## THE TASK
Using the listing below, output only the lines from the one that contains "Rebuild this chart" through the one that contains "return (H - B - y) / ph", inclusive, exactly as given and without images.

Entries with chart source code:
:::::
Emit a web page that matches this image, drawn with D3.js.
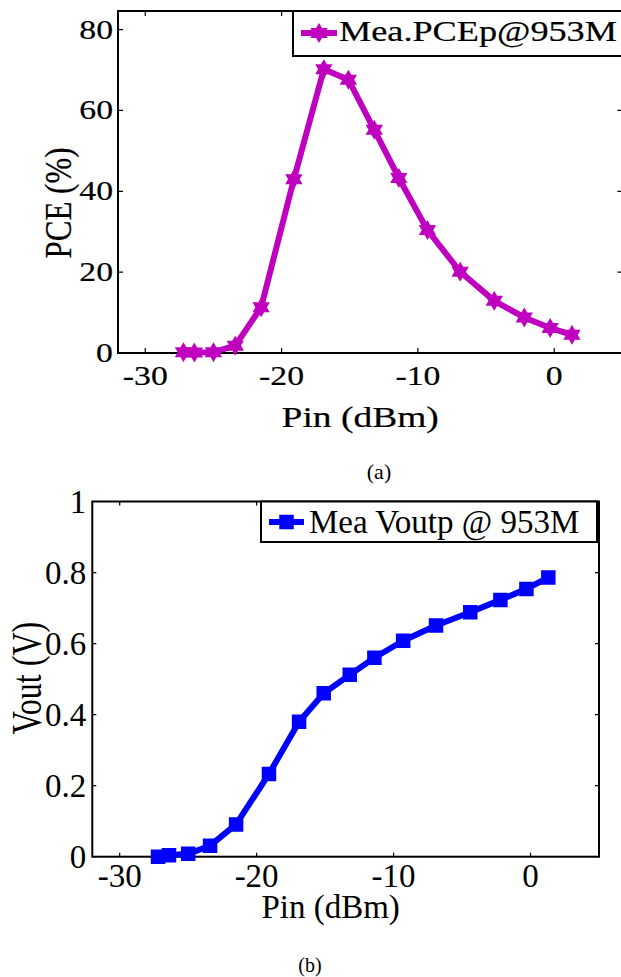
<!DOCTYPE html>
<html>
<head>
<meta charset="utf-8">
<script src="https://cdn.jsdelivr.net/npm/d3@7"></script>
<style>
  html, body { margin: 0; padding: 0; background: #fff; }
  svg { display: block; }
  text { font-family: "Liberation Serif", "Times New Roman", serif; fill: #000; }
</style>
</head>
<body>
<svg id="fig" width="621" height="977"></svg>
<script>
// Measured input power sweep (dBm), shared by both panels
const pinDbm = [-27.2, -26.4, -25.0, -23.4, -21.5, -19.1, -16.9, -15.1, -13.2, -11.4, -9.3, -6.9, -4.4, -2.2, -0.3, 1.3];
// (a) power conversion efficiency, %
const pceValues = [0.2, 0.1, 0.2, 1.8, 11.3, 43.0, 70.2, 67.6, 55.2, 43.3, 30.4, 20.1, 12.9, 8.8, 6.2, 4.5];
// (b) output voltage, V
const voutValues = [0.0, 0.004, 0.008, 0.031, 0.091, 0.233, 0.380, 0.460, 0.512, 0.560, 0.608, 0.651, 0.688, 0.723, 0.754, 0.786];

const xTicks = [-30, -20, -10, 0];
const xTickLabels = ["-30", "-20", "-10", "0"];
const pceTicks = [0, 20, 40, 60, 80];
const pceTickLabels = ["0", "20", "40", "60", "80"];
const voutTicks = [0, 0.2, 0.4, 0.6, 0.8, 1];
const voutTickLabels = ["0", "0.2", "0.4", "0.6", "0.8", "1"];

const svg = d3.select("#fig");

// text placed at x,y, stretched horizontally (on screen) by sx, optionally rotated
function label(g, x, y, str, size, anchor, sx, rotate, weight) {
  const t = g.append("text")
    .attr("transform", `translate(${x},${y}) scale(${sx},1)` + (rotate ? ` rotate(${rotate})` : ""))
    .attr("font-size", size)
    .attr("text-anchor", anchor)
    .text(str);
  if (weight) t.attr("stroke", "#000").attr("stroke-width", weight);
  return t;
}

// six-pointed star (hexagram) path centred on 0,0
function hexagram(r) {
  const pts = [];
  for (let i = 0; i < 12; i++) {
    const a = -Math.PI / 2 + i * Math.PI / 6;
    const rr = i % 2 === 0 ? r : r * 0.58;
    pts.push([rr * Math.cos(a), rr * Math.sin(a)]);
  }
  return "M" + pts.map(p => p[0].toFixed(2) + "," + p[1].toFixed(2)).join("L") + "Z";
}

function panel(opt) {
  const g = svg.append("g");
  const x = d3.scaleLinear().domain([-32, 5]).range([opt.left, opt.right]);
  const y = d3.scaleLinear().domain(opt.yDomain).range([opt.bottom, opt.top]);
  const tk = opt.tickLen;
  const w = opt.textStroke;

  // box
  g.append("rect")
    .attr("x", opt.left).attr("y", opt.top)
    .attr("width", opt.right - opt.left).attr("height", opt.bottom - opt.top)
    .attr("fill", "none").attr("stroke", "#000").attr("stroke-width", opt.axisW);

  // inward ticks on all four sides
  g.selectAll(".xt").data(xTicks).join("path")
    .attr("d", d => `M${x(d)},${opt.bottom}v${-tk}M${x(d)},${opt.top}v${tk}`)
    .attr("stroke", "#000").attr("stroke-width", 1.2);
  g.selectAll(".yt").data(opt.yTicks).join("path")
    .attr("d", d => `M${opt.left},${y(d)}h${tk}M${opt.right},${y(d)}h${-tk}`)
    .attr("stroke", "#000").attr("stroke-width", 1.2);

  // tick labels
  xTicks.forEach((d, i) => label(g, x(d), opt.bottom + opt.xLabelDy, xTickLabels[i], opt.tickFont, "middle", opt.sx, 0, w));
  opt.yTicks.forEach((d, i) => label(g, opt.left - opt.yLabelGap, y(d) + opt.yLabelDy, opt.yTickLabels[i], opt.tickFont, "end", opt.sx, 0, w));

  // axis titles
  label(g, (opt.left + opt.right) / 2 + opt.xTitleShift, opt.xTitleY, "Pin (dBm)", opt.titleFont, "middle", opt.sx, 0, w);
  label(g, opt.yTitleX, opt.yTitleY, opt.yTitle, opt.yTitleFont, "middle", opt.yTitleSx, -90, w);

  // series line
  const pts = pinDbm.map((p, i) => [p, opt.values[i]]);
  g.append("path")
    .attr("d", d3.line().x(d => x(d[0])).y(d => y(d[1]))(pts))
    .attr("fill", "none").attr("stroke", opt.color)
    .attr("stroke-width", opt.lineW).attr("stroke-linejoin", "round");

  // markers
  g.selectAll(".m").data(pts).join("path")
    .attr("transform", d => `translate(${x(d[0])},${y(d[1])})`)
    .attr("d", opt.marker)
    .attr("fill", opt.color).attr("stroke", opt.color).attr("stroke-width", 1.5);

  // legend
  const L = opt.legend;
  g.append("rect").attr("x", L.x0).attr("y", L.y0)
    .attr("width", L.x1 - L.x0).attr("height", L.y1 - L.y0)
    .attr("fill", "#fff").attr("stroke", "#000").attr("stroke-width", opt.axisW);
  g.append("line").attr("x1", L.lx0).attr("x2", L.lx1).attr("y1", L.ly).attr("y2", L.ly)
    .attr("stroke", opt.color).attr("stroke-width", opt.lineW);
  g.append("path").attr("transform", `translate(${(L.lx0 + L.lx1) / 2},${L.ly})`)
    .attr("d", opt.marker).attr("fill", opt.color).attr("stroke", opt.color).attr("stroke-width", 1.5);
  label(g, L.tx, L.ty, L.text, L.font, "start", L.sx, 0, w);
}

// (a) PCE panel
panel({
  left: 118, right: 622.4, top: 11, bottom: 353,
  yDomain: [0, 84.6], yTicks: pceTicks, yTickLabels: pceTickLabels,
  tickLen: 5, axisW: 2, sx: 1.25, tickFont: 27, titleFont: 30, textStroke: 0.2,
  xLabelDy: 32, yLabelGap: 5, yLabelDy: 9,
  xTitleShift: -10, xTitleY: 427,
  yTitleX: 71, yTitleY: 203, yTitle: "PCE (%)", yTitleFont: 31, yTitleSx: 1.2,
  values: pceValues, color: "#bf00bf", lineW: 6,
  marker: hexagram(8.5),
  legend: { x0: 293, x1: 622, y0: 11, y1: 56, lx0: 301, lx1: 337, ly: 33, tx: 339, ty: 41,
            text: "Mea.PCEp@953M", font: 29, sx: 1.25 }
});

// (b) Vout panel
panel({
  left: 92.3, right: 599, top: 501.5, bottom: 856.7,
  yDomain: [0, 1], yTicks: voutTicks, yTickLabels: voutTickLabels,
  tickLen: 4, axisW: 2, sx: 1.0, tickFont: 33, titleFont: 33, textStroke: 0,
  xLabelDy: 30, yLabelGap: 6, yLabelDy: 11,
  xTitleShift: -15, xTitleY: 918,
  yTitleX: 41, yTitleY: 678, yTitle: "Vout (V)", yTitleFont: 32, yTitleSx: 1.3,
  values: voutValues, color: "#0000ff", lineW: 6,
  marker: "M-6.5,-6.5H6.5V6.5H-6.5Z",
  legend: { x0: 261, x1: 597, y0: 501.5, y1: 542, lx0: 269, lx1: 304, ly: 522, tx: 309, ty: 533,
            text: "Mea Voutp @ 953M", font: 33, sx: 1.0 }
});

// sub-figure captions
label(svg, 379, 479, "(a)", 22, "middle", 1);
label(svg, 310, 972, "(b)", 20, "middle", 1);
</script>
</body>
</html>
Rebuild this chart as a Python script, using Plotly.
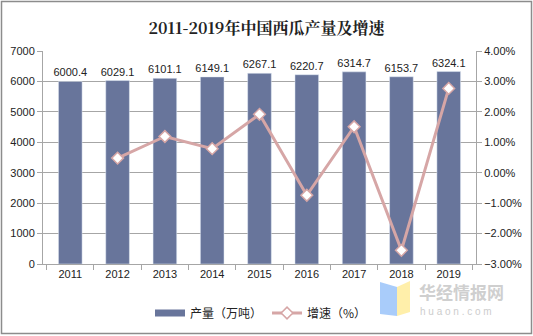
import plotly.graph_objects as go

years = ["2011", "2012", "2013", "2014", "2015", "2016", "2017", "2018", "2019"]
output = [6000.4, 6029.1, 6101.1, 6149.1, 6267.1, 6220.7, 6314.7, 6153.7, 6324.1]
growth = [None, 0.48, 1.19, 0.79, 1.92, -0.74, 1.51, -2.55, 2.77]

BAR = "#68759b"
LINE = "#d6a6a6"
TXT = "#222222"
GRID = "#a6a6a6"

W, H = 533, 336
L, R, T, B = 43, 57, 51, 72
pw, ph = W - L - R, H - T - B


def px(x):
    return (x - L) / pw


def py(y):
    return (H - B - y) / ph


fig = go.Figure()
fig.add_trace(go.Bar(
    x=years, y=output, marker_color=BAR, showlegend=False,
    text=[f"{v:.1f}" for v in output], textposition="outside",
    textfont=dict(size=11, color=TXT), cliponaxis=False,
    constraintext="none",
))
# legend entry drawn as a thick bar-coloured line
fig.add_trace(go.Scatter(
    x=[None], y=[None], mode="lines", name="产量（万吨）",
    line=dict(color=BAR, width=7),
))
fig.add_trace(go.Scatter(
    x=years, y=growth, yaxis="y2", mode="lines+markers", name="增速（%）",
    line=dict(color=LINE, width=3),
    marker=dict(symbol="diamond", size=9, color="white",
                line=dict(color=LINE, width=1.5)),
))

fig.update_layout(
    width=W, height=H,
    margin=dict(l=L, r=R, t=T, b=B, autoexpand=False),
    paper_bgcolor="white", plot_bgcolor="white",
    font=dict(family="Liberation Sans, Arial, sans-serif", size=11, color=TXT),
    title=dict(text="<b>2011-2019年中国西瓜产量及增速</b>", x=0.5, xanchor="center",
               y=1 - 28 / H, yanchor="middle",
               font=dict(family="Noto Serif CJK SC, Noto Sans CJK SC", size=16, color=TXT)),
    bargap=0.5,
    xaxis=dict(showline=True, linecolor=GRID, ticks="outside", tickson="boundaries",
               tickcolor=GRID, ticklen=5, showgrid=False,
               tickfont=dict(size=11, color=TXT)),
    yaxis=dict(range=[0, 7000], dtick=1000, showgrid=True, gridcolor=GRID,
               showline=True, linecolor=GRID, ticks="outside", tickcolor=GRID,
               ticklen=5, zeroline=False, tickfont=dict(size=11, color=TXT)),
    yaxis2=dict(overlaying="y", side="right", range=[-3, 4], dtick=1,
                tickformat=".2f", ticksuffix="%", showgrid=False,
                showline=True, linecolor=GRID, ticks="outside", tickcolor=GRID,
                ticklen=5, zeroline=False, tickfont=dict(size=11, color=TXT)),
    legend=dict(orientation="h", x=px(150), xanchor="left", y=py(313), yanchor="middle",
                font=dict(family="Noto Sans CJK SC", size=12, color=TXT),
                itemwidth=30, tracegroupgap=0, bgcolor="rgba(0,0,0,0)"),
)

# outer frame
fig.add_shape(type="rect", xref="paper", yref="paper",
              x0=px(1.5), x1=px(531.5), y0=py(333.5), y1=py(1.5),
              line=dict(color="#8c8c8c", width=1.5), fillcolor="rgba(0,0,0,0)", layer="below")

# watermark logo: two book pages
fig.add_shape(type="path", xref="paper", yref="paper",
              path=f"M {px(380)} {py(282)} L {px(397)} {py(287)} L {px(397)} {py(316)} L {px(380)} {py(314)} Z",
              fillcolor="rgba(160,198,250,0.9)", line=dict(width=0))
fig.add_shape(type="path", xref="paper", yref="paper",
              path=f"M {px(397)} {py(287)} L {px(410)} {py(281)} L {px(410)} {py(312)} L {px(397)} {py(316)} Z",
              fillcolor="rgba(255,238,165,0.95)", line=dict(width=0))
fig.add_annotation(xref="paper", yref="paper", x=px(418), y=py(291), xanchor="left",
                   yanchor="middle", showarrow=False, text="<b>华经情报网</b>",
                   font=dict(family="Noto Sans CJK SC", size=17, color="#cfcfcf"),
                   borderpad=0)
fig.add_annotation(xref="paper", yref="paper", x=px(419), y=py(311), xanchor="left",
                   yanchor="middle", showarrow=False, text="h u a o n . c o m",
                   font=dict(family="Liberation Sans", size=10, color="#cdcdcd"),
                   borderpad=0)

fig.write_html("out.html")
:::::
## TASK ANSWER
Rebuild this chart as a Python script, using Plotly.
import plotly.graph_objects as go

years = ["2011", "2012", "2013", "2014", "2015", "2016", "2017", "2018", "2019"]
output = [6000.4, 6029.1, 6101.1, 6149.1, 6267.1, 6220.7, 6314.7, 6153.7, 6324.1]
growth = [None, 0.48, 1.19, 0.79, 1.92, -0.74, 1.51, -2.55, 2.77]

BAR = "#68759b"
LINE = "#d6a6a6"
TXT = "#222222"
GRID = "#a6a6a6"

W, H = 533, 336
L, R, T, B = 43, 57, 51, 72
pw, ph = W - L - R, H - T - B


def px(x):
    return (x - L) / pw


def py(y):
    return (H - B - y) / ph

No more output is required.